** start Input data **

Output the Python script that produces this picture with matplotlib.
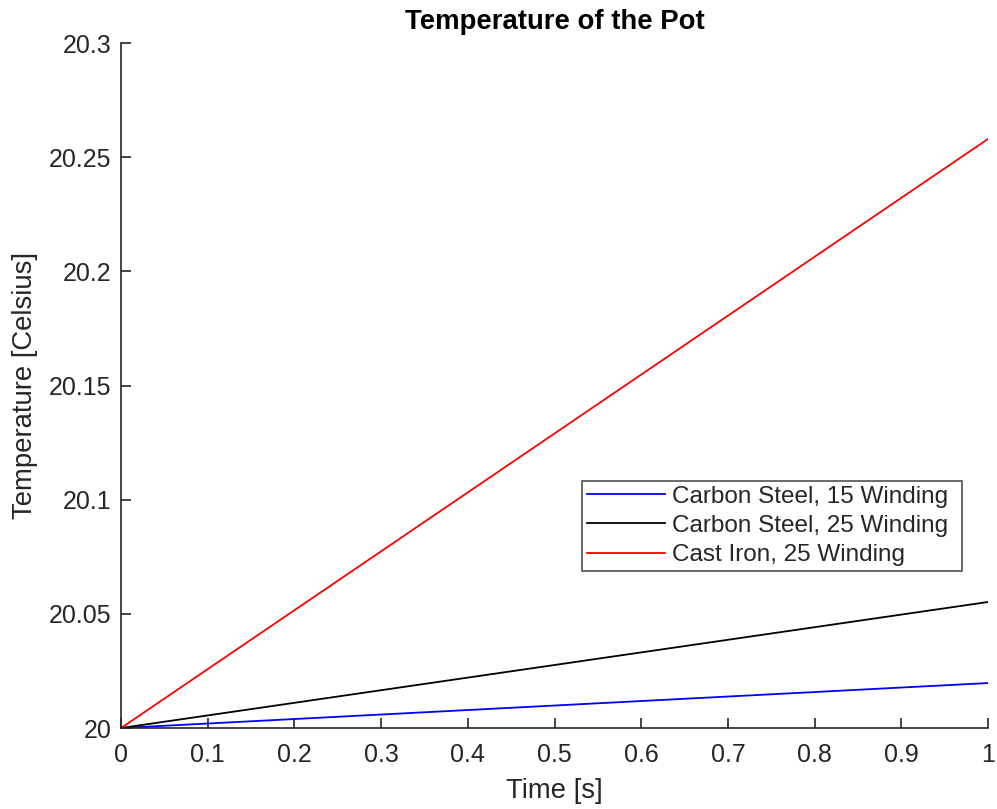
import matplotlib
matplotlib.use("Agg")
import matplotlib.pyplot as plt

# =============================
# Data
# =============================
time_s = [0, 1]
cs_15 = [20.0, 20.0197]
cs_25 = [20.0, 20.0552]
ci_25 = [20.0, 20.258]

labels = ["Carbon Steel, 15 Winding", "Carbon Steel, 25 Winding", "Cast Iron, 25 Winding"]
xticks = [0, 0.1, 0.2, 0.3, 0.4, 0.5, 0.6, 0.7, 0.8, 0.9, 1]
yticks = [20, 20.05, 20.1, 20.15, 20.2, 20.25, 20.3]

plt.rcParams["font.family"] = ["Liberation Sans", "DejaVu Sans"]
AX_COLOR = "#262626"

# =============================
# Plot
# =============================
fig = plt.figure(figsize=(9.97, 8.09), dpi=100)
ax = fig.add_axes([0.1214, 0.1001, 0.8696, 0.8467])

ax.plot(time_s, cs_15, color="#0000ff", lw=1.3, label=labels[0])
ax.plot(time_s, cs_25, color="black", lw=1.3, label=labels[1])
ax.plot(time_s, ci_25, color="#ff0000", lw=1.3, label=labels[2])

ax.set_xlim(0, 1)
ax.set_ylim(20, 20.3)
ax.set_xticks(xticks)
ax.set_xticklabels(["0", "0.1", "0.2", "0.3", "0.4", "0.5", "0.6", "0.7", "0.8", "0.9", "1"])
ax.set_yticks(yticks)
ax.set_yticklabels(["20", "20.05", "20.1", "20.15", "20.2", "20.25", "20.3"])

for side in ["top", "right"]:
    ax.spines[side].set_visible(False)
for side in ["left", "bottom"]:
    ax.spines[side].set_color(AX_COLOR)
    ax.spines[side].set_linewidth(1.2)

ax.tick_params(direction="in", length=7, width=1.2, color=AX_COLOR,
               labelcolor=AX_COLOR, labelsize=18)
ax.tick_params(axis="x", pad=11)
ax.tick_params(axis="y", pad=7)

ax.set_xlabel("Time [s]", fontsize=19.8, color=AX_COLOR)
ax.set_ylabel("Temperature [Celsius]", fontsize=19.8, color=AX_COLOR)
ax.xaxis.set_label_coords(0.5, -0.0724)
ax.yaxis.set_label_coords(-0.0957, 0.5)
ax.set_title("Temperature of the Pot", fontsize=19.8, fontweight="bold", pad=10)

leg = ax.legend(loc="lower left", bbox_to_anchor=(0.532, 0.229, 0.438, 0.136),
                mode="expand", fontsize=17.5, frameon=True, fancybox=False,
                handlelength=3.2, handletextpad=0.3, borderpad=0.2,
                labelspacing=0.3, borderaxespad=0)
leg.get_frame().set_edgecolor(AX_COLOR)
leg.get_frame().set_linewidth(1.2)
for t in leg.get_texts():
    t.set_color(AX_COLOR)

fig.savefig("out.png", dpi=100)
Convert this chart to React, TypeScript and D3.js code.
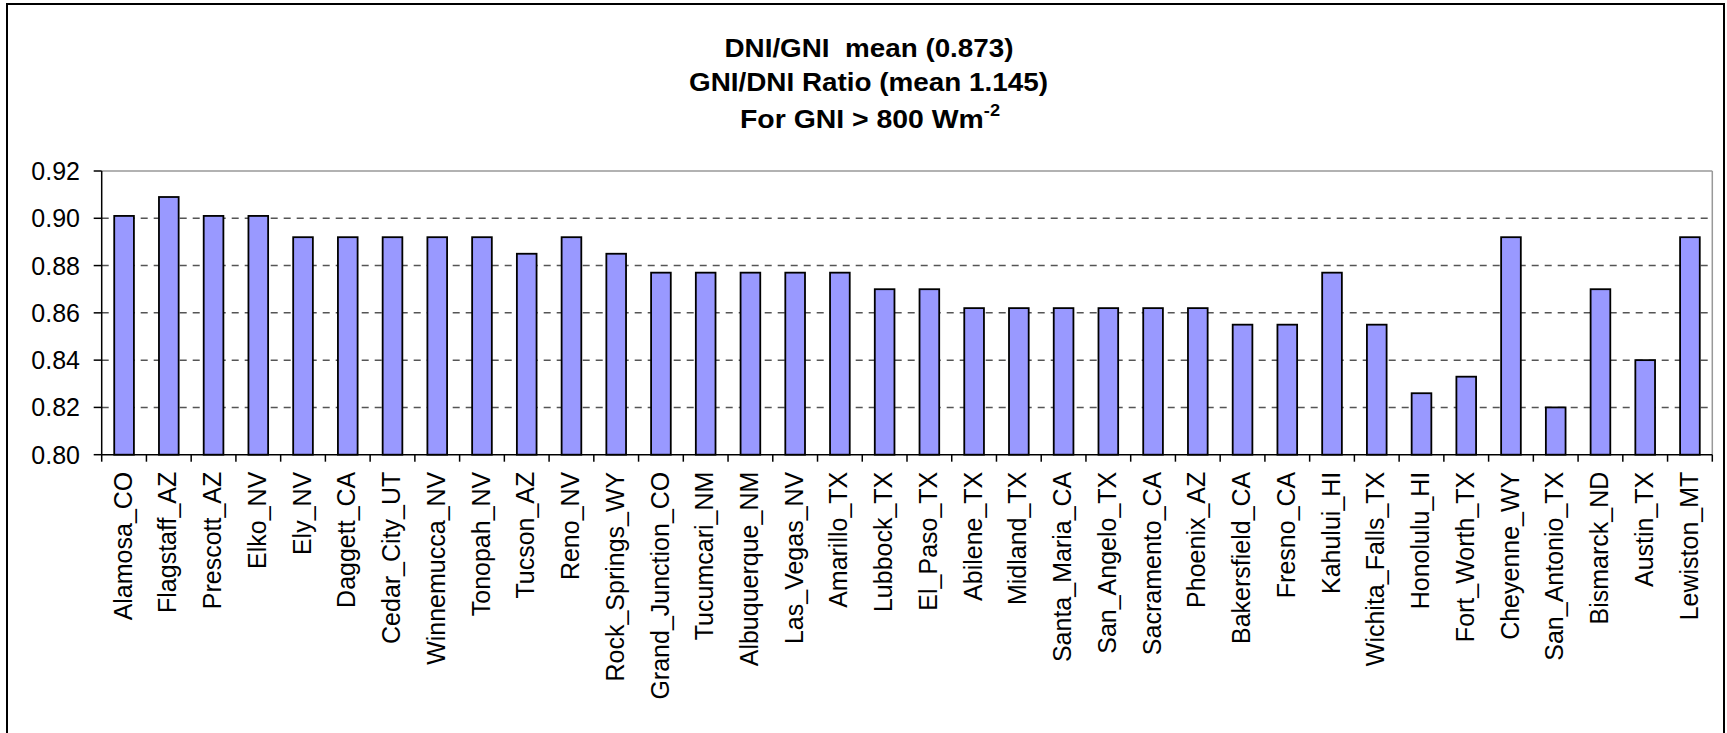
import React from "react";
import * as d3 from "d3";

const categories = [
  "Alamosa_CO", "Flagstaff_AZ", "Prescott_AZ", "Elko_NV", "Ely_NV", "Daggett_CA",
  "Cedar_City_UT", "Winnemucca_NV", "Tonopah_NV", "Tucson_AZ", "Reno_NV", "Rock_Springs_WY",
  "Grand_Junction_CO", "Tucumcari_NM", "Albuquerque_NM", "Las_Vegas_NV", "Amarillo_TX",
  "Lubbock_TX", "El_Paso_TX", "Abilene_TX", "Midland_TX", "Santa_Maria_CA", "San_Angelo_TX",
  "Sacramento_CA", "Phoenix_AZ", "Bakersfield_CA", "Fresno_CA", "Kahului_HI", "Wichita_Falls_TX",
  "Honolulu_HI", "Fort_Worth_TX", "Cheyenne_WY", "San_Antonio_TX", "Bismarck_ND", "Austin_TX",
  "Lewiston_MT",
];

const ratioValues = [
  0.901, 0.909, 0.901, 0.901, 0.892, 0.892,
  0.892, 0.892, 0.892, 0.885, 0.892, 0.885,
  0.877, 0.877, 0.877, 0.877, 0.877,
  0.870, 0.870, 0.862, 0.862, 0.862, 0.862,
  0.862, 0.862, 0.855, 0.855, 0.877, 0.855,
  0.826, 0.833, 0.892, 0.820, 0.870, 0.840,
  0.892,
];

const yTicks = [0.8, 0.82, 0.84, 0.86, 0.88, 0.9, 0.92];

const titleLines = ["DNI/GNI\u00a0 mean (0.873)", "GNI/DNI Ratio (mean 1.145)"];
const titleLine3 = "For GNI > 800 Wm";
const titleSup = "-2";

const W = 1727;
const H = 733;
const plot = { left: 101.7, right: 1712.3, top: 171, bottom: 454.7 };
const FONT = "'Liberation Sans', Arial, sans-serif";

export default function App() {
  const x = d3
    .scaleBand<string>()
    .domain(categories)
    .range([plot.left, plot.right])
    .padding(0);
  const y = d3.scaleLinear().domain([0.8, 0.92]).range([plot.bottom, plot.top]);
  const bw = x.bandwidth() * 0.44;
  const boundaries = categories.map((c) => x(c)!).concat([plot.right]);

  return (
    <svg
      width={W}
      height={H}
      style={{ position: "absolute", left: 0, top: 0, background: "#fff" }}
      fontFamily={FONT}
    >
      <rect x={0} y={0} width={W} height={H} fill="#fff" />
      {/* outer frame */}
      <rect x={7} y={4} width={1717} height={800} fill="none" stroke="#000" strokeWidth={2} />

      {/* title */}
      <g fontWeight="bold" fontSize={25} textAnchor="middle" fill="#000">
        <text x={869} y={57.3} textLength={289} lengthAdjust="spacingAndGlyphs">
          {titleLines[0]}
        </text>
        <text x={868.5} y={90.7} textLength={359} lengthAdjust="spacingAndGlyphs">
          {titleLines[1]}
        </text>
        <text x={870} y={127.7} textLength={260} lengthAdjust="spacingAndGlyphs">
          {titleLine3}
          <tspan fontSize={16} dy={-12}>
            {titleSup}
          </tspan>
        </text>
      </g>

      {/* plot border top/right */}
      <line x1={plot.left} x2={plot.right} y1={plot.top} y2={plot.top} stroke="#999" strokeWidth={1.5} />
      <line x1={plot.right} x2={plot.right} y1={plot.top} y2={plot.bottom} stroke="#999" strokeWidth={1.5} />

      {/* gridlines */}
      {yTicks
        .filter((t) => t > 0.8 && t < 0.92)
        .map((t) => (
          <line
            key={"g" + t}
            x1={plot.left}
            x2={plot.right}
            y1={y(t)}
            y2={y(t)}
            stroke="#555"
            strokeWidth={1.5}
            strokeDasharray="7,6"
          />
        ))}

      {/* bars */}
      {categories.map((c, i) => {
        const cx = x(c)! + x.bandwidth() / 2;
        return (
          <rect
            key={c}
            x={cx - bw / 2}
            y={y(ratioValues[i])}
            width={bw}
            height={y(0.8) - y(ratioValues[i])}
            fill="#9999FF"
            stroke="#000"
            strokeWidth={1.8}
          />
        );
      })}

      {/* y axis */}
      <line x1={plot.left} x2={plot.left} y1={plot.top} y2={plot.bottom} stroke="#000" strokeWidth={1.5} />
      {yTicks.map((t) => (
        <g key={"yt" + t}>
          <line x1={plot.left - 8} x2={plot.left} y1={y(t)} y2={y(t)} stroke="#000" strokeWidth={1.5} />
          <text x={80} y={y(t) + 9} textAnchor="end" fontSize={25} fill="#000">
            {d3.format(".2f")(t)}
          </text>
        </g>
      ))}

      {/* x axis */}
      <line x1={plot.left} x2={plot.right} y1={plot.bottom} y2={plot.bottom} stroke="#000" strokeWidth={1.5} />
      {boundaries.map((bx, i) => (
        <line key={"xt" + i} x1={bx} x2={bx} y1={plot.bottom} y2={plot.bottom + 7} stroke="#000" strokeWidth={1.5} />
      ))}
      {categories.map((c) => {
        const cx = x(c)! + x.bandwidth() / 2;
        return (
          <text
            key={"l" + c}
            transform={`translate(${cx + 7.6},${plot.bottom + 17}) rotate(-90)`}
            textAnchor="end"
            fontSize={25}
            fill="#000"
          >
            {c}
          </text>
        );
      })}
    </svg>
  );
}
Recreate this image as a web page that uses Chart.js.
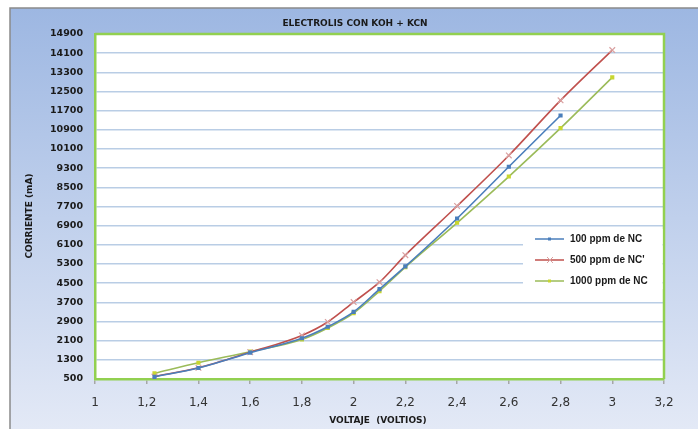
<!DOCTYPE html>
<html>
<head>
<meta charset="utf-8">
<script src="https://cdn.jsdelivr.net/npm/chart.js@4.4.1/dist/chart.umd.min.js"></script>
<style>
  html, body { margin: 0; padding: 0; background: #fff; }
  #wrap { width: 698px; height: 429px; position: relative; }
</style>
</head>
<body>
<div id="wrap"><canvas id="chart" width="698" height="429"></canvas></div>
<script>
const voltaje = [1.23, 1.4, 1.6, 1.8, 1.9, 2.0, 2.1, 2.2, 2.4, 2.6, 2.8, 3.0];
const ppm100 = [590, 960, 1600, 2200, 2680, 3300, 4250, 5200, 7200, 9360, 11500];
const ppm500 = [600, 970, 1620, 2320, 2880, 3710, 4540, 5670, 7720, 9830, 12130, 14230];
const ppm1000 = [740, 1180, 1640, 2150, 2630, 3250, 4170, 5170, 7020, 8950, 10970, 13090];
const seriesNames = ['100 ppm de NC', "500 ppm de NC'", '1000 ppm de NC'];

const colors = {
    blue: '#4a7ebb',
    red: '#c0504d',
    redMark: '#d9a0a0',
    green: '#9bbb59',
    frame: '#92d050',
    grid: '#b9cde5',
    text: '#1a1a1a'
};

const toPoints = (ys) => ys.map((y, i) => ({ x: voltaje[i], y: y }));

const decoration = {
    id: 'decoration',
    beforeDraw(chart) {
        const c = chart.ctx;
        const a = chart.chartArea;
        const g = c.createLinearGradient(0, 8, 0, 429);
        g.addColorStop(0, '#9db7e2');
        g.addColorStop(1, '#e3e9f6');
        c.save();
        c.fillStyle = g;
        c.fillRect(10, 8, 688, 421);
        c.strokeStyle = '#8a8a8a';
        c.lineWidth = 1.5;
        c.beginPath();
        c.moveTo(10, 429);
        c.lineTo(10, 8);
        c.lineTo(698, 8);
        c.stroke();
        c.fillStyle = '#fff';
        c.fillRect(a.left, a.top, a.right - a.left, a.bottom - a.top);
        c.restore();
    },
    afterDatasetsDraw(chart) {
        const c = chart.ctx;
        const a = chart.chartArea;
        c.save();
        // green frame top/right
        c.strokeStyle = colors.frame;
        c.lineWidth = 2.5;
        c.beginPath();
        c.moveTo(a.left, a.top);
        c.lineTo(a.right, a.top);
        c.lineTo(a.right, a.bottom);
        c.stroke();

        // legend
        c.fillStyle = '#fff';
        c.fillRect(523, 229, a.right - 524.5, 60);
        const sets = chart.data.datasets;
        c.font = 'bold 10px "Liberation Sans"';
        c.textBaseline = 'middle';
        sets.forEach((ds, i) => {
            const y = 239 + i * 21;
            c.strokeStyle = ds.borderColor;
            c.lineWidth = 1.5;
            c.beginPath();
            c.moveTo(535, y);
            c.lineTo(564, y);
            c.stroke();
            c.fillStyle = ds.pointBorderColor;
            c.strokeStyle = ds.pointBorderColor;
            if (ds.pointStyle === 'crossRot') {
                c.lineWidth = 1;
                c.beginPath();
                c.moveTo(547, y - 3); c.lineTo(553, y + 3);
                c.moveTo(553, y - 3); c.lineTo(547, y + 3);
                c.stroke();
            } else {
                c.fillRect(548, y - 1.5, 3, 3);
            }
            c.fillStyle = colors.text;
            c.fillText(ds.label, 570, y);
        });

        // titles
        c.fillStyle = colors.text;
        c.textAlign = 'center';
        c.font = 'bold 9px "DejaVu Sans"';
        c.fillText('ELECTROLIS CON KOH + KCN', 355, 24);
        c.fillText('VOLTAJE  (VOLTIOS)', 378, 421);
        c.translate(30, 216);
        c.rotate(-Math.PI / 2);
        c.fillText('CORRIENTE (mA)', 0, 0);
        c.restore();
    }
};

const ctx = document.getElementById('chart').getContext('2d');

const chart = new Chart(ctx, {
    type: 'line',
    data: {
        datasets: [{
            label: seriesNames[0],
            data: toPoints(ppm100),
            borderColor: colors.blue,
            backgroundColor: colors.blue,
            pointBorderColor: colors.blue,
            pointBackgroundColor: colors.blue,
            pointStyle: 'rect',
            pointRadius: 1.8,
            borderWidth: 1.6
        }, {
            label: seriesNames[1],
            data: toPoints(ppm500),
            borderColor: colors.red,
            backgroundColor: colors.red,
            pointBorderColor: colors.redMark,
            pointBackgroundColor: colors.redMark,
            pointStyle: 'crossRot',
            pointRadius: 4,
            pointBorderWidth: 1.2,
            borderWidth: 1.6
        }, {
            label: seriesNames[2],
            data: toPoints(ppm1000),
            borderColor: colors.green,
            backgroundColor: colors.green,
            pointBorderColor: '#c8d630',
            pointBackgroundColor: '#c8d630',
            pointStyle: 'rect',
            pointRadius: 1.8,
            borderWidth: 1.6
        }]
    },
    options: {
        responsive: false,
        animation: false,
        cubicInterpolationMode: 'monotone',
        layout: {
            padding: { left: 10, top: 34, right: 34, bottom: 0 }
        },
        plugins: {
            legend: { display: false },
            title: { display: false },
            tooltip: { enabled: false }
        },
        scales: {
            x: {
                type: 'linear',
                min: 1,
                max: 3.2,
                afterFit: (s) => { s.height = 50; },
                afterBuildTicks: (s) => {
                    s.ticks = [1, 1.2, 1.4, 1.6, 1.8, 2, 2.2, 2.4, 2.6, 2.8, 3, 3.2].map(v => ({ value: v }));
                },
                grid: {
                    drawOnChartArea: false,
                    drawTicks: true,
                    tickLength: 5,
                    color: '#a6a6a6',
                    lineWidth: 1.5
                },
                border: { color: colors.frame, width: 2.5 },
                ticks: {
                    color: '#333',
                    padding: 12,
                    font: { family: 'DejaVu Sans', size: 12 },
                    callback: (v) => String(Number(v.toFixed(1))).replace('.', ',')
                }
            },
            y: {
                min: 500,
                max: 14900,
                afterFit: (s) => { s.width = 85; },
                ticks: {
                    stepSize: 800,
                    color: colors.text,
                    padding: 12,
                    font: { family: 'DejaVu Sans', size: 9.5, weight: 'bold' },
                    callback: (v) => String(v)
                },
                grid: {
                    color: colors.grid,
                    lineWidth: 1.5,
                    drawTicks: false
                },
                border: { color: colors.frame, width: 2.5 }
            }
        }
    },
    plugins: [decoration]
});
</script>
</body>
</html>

** end Input data **

● Job
Please return, exactly as written, the lines from the first line of the records above through the line containing "ci_25 = [20.0, 20.258]", both included, leaving out any pictures.

● Output for this exercise
Output the Python script that produces this picture with matplotlib.
import matplotlib
matplotlib.use("Agg")
import matplotlib.pyplot as plt

# =============================
# Data
# =============================
time_s = [0, 1]
cs_15 = [20.0, 20.0197]
cs_25 = [20.0, 20.0552]
ci_25 = [20.0, 20.258]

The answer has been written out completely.